The following figure shows how the connection weights are represented in Python arrays.
5 thoughts on “Neural Networks and Python Code: Be Careful with the Array Indices!”
Good article and very appropriate warning for the subject at hand.
However this also may be seen as an excellent case of the shortcomings of Python with an eye toward it being a procedural language. Indeed utilizing multiple arrays vs structures that could encapsulate information is tendency that all programmers, especially those of us with a mathematic or computational science background, can fall into. We tend to think of algorithms with a slant toward our old favorite – FORTRAN and accordingly design our code along the strengths and weakness of that language.
In the cited case, use of objects to bind weights to data has obvious advantages, once a structure is designed. Admittedly, designing such objects in a way that efficiently represent our data can be time-consuming. And sometimes the data refuses to conform. In that case it might be worth considering a restructuring to see if another form is acceptable – frequently such changes bring new insights into the problem as well.
As a former die-hard FORTRAN and C coder I have found myself wanting to fall back on arrays and almost to a certainty when re-examining the code found that other data types yielded code that was more succinct, easier to debug, and in many cases faster ( due to reduced lines of code and compiler optimizations ).
I’ve found other advantages to OO coding languages. My own work involve hyper-realistic combat simulation. As such there is a great deal of code dedicated towards explosions. The literature on the topic is extensive, but a great deal of the derived equations use mixed units ( e.g. GPa of pressure generates PSI of pressure at so many feet away. ) Rather than re-derive the formula for pure MKS units or seeding the code with conversion constants I eventually designed a series of object classes that can accept or display data in multiple unit systems. Then my code can use the published formula directly while maintaining a MKS-based environment overall. Additionally the lines became self-documenting , greatly aiding the users wishing to inspect my work.
Admittedly there are times when arrays have to be used. But I think those cases are much rarer than one would initially believe.
This is a beautiful observation, Gregg, and I totally agree with you. Given our druthers, OO is definitely superior to the predecessor style of structured code.
Let me offer an example in support of what you’ve just said. Years ago, developing the CORTECON I (a neural network that uses free energy minimization), my student researcher / coder started off writing code in regular C. A few months into the project, he gave me the bad news. We were going to have to put the “research” on hold while he totally rebuilt the code from an OO perspective, in C++. It was a tough nugget to swallow, but I agreed. We had a month-long time-out on research progress (by this time, the code was pretty huge). The resulting code was much more robust and could be more readily expanded.
I’ve found the same thing myself, recently. I began my CORTECON II work in straightforward, structured Python. Lots of arrays; no objects.

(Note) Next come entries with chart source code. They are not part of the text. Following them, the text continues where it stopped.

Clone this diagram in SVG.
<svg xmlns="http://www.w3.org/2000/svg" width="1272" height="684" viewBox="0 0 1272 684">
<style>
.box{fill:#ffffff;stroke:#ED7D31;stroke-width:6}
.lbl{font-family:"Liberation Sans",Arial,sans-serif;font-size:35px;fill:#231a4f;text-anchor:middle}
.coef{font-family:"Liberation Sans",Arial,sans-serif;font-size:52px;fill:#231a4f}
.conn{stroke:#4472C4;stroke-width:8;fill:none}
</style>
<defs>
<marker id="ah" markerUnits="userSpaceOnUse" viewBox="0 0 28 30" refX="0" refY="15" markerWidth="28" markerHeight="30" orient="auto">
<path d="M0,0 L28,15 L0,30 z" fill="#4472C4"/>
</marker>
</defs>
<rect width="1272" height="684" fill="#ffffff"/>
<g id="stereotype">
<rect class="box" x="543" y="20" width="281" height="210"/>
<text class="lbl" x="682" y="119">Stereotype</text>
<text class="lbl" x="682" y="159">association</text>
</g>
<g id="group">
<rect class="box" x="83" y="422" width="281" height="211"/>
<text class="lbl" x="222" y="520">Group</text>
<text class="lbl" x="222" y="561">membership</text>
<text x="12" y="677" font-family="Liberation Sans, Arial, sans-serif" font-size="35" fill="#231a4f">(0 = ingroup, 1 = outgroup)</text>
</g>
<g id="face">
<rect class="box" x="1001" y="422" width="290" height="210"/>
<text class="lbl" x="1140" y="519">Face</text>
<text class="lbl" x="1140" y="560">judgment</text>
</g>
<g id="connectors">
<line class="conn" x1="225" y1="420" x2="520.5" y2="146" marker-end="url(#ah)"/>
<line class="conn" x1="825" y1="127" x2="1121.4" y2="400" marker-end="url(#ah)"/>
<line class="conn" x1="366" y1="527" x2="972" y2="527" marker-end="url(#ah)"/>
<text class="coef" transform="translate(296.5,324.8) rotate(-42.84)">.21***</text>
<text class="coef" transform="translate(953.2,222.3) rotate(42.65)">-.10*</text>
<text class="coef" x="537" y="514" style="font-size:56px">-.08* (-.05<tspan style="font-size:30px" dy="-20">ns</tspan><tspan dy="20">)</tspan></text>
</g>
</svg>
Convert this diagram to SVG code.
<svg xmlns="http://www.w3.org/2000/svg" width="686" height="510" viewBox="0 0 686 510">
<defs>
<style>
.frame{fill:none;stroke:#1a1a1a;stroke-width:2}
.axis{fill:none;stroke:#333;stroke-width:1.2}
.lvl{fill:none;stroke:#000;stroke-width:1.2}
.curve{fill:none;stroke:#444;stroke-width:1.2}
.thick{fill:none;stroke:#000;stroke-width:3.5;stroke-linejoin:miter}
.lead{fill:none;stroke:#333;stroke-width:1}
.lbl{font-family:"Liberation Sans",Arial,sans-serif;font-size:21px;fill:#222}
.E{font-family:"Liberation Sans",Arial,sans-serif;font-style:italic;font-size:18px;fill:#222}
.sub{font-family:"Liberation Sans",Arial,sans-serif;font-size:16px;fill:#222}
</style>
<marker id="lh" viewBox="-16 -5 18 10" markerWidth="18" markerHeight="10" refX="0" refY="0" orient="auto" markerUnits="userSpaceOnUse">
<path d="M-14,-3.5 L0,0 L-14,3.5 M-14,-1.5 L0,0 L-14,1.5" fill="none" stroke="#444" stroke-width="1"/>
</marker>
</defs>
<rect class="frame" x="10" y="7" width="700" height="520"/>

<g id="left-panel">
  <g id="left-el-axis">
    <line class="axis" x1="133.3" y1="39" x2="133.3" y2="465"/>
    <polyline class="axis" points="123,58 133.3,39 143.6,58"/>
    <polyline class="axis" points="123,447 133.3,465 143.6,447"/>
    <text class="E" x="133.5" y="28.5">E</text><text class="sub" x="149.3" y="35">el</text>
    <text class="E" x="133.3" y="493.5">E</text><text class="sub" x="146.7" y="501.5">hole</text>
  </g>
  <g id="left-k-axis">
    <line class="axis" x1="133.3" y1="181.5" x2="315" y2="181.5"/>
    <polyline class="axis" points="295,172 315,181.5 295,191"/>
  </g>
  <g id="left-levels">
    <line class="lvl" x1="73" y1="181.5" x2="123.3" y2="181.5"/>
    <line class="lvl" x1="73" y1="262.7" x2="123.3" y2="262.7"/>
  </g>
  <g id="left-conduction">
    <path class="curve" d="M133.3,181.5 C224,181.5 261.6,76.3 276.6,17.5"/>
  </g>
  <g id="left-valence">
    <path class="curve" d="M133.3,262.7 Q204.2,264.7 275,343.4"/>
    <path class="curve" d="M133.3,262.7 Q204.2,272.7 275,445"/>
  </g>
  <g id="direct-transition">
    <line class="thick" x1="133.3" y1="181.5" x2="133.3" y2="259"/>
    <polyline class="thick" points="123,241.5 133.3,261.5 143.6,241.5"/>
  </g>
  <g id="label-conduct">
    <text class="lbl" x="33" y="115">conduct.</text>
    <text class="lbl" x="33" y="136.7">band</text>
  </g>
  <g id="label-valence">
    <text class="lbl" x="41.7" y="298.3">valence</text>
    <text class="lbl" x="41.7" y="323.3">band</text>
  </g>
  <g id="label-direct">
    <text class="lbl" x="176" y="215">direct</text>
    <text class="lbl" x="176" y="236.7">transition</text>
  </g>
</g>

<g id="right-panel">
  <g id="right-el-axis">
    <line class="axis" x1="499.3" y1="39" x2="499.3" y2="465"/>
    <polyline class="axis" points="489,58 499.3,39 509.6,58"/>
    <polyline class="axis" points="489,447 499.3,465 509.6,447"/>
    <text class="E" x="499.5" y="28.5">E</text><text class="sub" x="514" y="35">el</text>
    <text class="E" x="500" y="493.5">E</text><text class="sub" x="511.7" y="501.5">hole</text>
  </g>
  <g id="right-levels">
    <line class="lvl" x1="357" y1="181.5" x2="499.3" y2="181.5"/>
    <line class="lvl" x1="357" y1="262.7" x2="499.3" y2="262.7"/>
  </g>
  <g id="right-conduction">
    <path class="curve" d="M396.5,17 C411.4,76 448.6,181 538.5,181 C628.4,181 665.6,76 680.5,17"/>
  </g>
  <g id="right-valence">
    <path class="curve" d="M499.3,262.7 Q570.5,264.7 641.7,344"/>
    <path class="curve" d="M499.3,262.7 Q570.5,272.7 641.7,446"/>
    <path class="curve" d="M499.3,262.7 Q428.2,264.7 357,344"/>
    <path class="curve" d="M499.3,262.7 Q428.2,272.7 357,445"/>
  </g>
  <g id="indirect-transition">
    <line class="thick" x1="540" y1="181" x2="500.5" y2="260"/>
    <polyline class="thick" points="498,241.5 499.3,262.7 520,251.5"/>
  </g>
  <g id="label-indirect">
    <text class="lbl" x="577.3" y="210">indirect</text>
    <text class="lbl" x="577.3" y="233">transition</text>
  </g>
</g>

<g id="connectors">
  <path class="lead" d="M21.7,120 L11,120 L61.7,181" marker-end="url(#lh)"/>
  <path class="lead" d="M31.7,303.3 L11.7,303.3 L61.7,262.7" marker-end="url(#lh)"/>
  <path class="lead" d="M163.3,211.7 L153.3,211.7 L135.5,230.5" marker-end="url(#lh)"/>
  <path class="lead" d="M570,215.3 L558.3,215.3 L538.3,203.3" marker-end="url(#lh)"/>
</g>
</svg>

As we move into the real meat of CORTECON II capabilities, I see that an OO approach will be essential.
In the case of writing code for students, though, I’m not sure that going OO – right away – is the best approach. This is simply because we have students for whom writing regular Python code is still a big challenge. They’re smart, they’re inquisitive, they’re aggressive – but only 20% (on the average) come in with some confidence in their Python skills. Another 20% are absolute Python newbies, and the remaining 60% are either just starting or in need of a serious refresher.
We’re switching to more of a Python (and R) emphasis in Northwestern University’s MSPA program. That means that more students entering this course will have a stronger Python background.

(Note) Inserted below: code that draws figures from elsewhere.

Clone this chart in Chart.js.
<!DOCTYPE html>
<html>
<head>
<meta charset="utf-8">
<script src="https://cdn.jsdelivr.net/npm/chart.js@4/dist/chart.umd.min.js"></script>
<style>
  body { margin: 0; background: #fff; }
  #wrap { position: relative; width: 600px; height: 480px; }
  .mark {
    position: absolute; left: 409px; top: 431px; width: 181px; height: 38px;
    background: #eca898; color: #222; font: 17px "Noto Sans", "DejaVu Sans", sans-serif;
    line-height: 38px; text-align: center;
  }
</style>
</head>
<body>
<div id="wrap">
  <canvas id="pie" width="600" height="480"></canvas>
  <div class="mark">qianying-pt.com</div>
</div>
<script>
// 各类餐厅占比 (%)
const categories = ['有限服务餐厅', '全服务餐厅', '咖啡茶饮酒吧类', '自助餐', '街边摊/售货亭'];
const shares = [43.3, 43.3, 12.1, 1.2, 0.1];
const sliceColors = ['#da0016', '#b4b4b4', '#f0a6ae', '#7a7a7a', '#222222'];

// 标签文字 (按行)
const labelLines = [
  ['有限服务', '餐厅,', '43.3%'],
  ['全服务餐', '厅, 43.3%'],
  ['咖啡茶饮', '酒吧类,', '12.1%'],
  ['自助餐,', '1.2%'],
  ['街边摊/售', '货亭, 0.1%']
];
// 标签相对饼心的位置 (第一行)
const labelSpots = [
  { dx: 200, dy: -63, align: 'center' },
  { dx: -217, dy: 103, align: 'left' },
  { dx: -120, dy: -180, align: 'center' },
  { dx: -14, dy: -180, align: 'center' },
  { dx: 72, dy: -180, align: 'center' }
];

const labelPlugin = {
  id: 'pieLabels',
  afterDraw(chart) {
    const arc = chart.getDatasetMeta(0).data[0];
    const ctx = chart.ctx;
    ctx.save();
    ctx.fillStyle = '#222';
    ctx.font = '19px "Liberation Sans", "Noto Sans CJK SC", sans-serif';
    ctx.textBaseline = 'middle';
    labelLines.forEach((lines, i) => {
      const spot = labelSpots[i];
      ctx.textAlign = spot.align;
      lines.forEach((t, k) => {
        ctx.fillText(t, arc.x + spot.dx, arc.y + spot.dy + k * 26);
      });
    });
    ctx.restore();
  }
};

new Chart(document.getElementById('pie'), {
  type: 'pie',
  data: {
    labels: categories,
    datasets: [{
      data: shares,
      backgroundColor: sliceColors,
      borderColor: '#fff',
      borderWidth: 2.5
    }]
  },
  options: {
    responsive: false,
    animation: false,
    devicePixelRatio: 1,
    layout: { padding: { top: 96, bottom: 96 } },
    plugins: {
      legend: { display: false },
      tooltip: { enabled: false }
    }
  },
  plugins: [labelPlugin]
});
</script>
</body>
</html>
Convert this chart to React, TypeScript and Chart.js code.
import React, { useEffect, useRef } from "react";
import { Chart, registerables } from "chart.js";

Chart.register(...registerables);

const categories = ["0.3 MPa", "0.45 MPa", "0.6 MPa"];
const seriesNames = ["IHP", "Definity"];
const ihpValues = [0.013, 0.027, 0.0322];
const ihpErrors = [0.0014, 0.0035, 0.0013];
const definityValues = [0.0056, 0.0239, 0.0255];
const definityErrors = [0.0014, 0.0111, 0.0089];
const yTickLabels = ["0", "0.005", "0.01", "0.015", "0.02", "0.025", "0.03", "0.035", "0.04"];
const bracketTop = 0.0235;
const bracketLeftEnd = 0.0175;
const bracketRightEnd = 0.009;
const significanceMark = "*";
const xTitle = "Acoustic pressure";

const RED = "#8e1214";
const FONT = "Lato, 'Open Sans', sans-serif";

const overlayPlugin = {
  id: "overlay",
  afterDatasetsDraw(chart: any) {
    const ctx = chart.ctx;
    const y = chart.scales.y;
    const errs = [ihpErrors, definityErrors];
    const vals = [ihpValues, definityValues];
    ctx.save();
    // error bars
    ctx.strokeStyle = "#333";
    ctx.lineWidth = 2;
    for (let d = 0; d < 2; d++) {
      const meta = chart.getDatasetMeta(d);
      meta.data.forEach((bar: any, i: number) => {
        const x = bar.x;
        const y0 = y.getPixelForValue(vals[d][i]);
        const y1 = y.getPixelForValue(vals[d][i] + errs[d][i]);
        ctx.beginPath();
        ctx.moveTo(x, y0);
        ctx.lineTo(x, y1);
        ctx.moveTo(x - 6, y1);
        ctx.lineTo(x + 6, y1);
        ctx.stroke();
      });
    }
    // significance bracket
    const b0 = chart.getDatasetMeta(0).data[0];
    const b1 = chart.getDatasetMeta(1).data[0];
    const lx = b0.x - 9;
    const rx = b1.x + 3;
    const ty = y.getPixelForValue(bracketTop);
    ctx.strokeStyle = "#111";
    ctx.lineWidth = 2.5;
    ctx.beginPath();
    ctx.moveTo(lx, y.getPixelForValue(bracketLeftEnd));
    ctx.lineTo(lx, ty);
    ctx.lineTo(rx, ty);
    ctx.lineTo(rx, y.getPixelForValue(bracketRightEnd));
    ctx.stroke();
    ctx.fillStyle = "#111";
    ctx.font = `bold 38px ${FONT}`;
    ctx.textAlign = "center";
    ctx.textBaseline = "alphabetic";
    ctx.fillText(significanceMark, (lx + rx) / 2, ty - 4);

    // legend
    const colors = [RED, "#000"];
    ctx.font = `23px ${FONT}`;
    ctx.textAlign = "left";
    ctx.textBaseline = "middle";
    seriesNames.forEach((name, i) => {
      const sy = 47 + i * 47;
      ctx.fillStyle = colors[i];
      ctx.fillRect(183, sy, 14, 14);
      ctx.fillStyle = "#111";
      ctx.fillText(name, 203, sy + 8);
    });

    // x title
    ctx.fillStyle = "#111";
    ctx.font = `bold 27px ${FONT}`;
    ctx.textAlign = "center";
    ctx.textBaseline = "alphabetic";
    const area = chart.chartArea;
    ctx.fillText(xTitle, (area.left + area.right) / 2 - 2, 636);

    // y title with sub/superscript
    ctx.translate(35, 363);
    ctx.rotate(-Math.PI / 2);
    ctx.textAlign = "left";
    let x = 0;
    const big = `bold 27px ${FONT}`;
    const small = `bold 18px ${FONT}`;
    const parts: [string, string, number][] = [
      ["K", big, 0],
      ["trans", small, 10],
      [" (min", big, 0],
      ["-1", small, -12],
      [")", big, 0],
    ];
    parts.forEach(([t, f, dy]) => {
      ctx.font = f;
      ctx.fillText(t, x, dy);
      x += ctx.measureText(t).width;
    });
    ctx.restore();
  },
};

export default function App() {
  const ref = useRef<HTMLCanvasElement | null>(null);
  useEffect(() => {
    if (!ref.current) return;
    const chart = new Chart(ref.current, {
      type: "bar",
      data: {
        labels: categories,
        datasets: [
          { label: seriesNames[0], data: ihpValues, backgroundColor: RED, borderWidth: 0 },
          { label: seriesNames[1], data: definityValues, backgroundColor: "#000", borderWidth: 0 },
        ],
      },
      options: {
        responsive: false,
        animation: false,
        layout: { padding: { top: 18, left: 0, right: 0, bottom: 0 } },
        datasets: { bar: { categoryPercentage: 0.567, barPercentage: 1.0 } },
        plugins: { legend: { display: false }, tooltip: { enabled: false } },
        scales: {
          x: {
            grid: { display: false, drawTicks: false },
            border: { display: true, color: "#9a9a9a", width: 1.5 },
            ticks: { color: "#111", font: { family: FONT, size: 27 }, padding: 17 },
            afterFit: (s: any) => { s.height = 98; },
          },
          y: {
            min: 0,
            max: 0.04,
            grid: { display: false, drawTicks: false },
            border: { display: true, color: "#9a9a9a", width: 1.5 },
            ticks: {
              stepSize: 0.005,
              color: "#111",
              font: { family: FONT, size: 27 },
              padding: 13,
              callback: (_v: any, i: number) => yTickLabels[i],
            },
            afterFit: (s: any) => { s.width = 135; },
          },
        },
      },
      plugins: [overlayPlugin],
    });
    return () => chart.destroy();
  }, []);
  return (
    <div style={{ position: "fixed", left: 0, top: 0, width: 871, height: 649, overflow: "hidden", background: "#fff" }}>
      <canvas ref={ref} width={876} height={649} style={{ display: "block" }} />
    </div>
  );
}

So, your point is well-heeded. I’m seeing a switch from regular structured code to OO coming up … perhaps I can keep both versions of code active, for students who find the jump to OO programming, in the midst of learning NN algorithms, just a bit too much.
But very good heads-up, and I agree with you. Now, it’s just finding the time.
I agree that OO coding can be a challenge to the novice who is struggling just to learn programming languages at all. You do have to cater to the abilities of the students.
But there are good reasons for having those students at least begin to master OO coding. Foremost is the design process. Time and time again I’ve seen projects where the designer took the approach of building simply with plans to bolt on the needed complexity later. A typical example would be designing a simulation first for single-user user and expecting to add code for multiplayer later. The coder enviably ends up chasing rabbits all over the project, finding special case after special case – making a mess out of his/her initial “clean” design. If instead the effort had been taken to design with multiplayer in mind from the beginning most of those annoying special cases collapse into a far smaller set or disappear entirely.
So yes, the novice is going to moan about having to learn OO techniques. Just like young coders always moan about having to write documentation. It’s a pain and in their limited perspective it does not bring any utility to their efforts. Yet after enough exposure they will begin to appreciate the power and elegance of these techniques – how it can simplify the code by vast amounts while rendering that same code far more legible.
In closing, shouldn’t students taking such an advanced class know or be willing to learn OO coding? Procedural techniques certainly have their place. But OO is becoming more and more of a dominant feature in the research and commerce job spaces, best to begin mastering now vs. later.
Gregg, AJ, a very interesting discussion. Thanks for sharing.
Thanks, Gregg! Glad you found this useful!